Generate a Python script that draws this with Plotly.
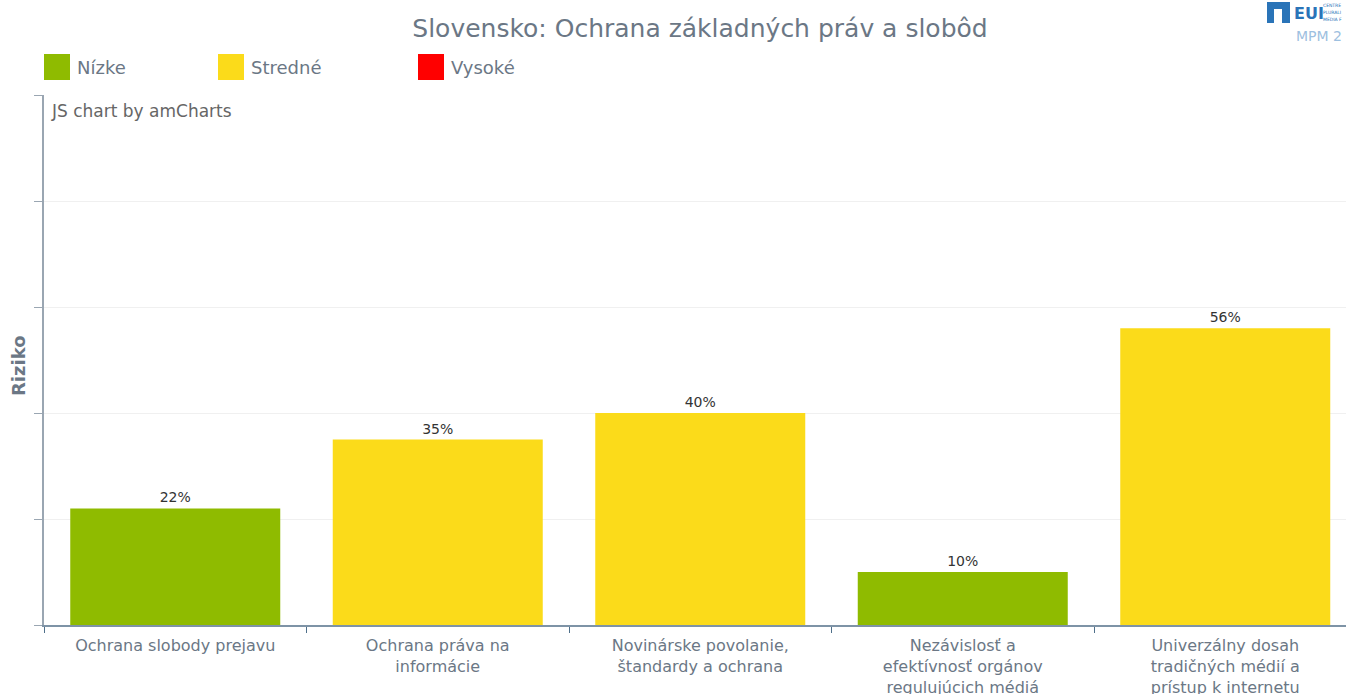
import plotly.graph_objects as go

categories = [
    "Ochrana slobody prejavu",
    "Ochrana práva na<br>informácie",
    "Novinárske povolanie,<br>štandardy a ochrana",
    "Nezávislosť a<br>efektívnosť orgánov<br>regulujúcich médiá",
    "Univerzálny dosah<br>tradičných médií a<br>prístup k internetu",
]
values = [22, 35, 40, 10, 56]
risk_levels = ["Nízke", "Stredné", "Stredné", "Nízke", "Stredné"]
legend_names = ["Nízke", "Stredné", "Vysoké"]
legend_colors = ["#8fbb00", "#fbdb1a", "#ff0000"]
y_ticks = [0, 20, 40, 60, 80, 100]
logo_small_lines = ["CENTRE", "PLURALI", "MEDIA F"]

FONT = "DejaVu Sans"
W, H = 1346, 694
L, R, T, B = 44, 0, 95, 69
PW, PH = W - L - R, H - T - B

def px(x):
    return (x - L) / PW

def py(y):
    return (H - B - y) / PH

fig = go.Figure()
for name, color in zip(legend_names, legend_colors):
    xs = [c for c, r in zip(categories, risk_levels) if r == name]
    ys = [v for v, r in zip(values, risk_levels) if r == name]
    fig.add_trace(go.Bar(
        x=xs, y=ys, name=name, marker_color=color,
        marker_line_width=0,
        width=0.8,
        texttemplate="%{y}%", textposition="outside",
        textfont=dict(family=FONT, size=14, color="#333333"),
        cliponaxis=False, showlegend=False,
    ))

shapes = []
annotations = []
leg_x = [44, 218, 418]
for (name, color, lx) in zip(legend_names, legend_colors, leg_x):
    shapes.append(dict(type="rect", xref="paper", yref="paper",
                       x0=px(lx), x1=px(lx + 26), y0=py(80), y1=py(54),
                       fillcolor=color, line=dict(width=0)))
    annotations.append(dict(text=name, xref="paper", yref="paper",
                            x=px(lx + 31), y=py(67), xanchor="left", yanchor="middle",
                            showarrow=False,
                            font=dict(family=FONT, size=18, color="#6b7785")))

annotations.append(dict(text="JS chart by amCharts", xref="paper", yref="paper",
                        x=px(49), y=py(111), xanchor="left", yanchor="middle",
                        showarrow=False, font=dict(family=FONT, size=17, color="#666666")))
annotations.append(dict(text="<b>Riziko</b>", xref="paper", yref="paper",
                        x=px(18), y=py(366), xanchor="center", yanchor="middle",
                        textangle=-90, showarrow=False,
                        font=dict(family=FONT, size=18, color="#6b7785")))
# logo
shapes.append(dict(type="rect", xref="paper", yref="paper",
                   x0=px(1267), x1=px(1290), y0=py(23), y1=py(2),
                   fillcolor="#2a74b8", line=dict(width=0)))
shapes.append(dict(type="rect", xref="paper", yref="paper",
                   x0=px(1274), x1=px(1282), y0=py(23), y1=py(9),
                   fillcolor="white", line=dict(width=0)))
annotations.append(dict(text="<b>EUI</b>", xref="paper", yref="paper",
                        x=px(1292), y=py(13), xanchor="left", yanchor="middle",
                        showarrow=False, font=dict(family=FONT, size=16, color="#2a74b8")))
for i, line in enumerate(logo_small_lines):
    annotations.append(dict(text=line, xref="paper", yref="paper",
                            x=px(1321), y=py(5 + 7.5 * i), xanchor="left", yanchor="middle",
                            showarrow=False, align="left",
                            font=dict(family=FONT, size=4.5, color="#2a74b8")))
annotations.append(dict(text="MPM 2", xref="paper", yref="paper",
                        x=px(1294), y=py(36), xanchor="left", yanchor="middle",
                        showarrow=False, font=dict(family=FONT, size=14, color="#9dc0e0")))

fig.update_layout(
    width=W, height=H,
    margin=dict(l=L, r=R, t=T, b=B),
    paper_bgcolor="white", plot_bgcolor="white",
    barmode="overlay",
    title=dict(text="Slovensko: Ochrana základných práv a slobôd",
               x=700 / W, xref="container", xanchor="center",
               y=1 - 28 / H, yref="container", yanchor="middle",
               font=dict(family=FONT, size=25, color="#6b7785")),
    showlegend=False,
    shapes=shapes,
    annotations=annotations,
    xaxis=dict(
        categoryorder="array", categoryarray=categories,
        range=[-0.5, -0.5 + PW / 262.5],
        showline=True, linecolor="#7e93a6", linewidth=1.5,
        ticks="outside", tickson="boundaries", ticklen=6, tickcolor="#4f6f8a",
        ticklabelstandoff=5, automargin=False,
        tickfont=dict(family=FONT, size=16, color="#6b7785"),
        showgrid=False, zeroline=False,
    ),
    yaxis=dict(
        range=[0, 100], tickvals=y_ticks, showticklabels=False,
        showline=True, linecolor="#9aa6b2", linewidth=1.5,
        ticks="outside", ticklen=8, tickcolor="#9aa6b2",
        showgrid=True, gridcolor="#f0f0f0", gridwidth=1,
        zeroline=False, automargin=False,
    ),
)

fig.write_html(
    "out.html",
    config={"displayModeBar": False},
    post_script="document.body.style.margin='0';document.body.style.overflow='hidden';",
)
----------------------------------------
WORK TO COMPLETE
Write the listing out a second time exactly, dropping all images.

RESULT FOR THIS TASK
Generate a Python script that draws this with Plotly.
import plotly.graph_objects as go

categories = [
    "Ochrana slobody prejavu",
    "Ochrana práva na<br>informácie",
    "Novinárske povolanie,<br>štandardy a ochrana",
    "Nezávislosť a<br>efektívnosť orgánov<br>regulujúcich médiá",
    "Univerzálny dosah<br>tradičných médií a<br>prístup k internetu",
]
values = [22, 35, 40, 10, 56]
risk_levels = ["Nízke", "Stredné", "Stredné", "Nízke", "Stredné"]
legend_names = ["Nízke", "Stredné", "Vysoké"]
legend_colors = ["#8fbb00", "#fbdb1a", "#ff0000"]
y_ticks = [0, 20, 40, 60, 80, 100]
logo_small_lines = ["CENTRE", "PLURALI", "MEDIA F"]

FONT = "DejaVu Sans"
W, H = 1346, 694
L, R, T, B = 44, 0, 95, 69
PW, PH = W - L - R, H - T - B

def px(x):
    return (x - L) / PW

def py(y):
    return (H - B - y) / PH

fig = go.Figure()
for name, color in zip(legend_names, legend_colors):
    xs = [c for c, r in zip(categories, risk_levels) if r == name]
    ys = [v for v, r in zip(values, risk_levels) if r == name]
    fig.add_trace(go.Bar(
        x=xs, y=ys, name=name, marker_color=color,
        marker_line_width=0,
        width=0.8,
        texttemplate="%{y}%", textposition="outside",
        textfont=dict(family=FONT, size=14, color="#333333"),
        cliponaxis=False, showlegend=False,
    ))

shapes = []
annotations = []
leg_x = [44, 218, 418]
for (name, color, lx) in zip(legend_names, legend_colors, leg_x):
    shapes.append(dict(type="rect", xref="paper", yref="paper",
                       x0=px(lx), x1=px(lx + 26), y0=py(80), y1=py(54),
                       fillcolor=color, line=dict(width=0)))
    annotations.append(dict(text=name, xref="paper", yref="paper",
                            x=px(lx + 31), y=py(67), xanchor="left", yanchor="middle",
                            showarrow=False,
                            font=dict(family=FONT, size=18, color="#6b7785")))

annotations.append(dict(text="JS chart by amCharts", xref="paper", yref="paper",
                        x=px(49), y=py(111), xanchor="left", yanchor="middle",
                        showarrow=False, font=dict(family=FONT, size=17, color="#666666")))
annotations.append(dict(text="<b>Riziko</b>", xref="paper", yref="paper",
                        x=px(18), y=py(366), xanchor="center", yanchor="middle",
                        textangle=-90, showarrow=False,
                        font=dict(family=FONT, size=18, color="#6b7785")))
# logo
shapes.append(dict(type="rect", xref="paper", yref="paper",
                   x0=px(1267), x1=px(1290), y0=py(23), y1=py(2),
                   fillcolor="#2a74b8", line=dict(width=0)))
shapes.append(dict(type="rect", xref="paper", yref="paper",
                   x0=px(1274), x1=px(1282), y0=py(23), y1=py(9),
                   fillcolor="white", line=dict(width=0)))
annotations.append(dict(text="<b>EUI</b>", xref="paper", yref="paper",
                        x=px(1292), y=py(13), xanchor="left", yanchor="middle",
                        showarrow=False, font=dict(family=FONT, size=16, color="#2a74b8")))
for i, line in enumerate(logo_small_lines):
    annotations.append(dict(text=line, xref="paper", yref="paper",
                            x=px(1321), y=py(5 + 7.5 * i), xanchor="left", yanchor="middle",
                            showarrow=False, align="left",
                            font=dict(family=FONT, size=4.5, color="#2a74b8")))
annotations.append(dict(text="MPM 2", xref="paper", yref="paper",
                        x=px(1294), y=py(36), xanchor="left", yanchor="middle",
                        showarrow=False, font=dict(family=FONT, size=14, color="#9dc0e0")))

fig.update_layout(
    width=W, height=H,
    margin=dict(l=L, r=R, t=T, b=B),
    paper_bgcolor="white", plot_bgcolor="white",
    barmode="overlay",
    title=dict(text="Slovensko: Ochrana základných práv a slobôd",
               x=700 / W, xref="container", xanchor="center",
               y=1 - 28 / H, yref="container", yanchor="middle",
               font=dict(family=FONT, size=25, color="#6b7785")),
    showlegend=False,
    shapes=shapes,
    annotations=annotations,
    xaxis=dict(
        categoryorder="array", categoryarray=categories,
        range=[-0.5, -0.5 + PW / 262.5],
        showline=True, linecolor="#7e93a6", linewidth=1.5,
        ticks="outside", tickson="boundaries", ticklen=6, tickcolor="#4f6f8a",
        ticklabelstandoff=5, automargin=False,
        tickfont=dict(family=FONT, size=16, color="#6b7785"),
        showgrid=False, zeroline=False,
    ),
    yaxis=dict(
        range=[0, 100], tickvals=y_ticks, showticklabels=False,
        showline=True, linecolor="#9aa6b2", linewidth=1.5,
        ticks="outside", ticklen=8, tickcolor="#9aa6b2",
        showgrid=True, gridcolor="#f0f0f0", gridwidth=1,
        zeroline=False, automargin=False,
    ),
)

fig.write_html(
    "out.html",
    config={"displayModeBar": False},
    post_script="document.body.style.margin='0';document.body.style.overflow='hidden';",
)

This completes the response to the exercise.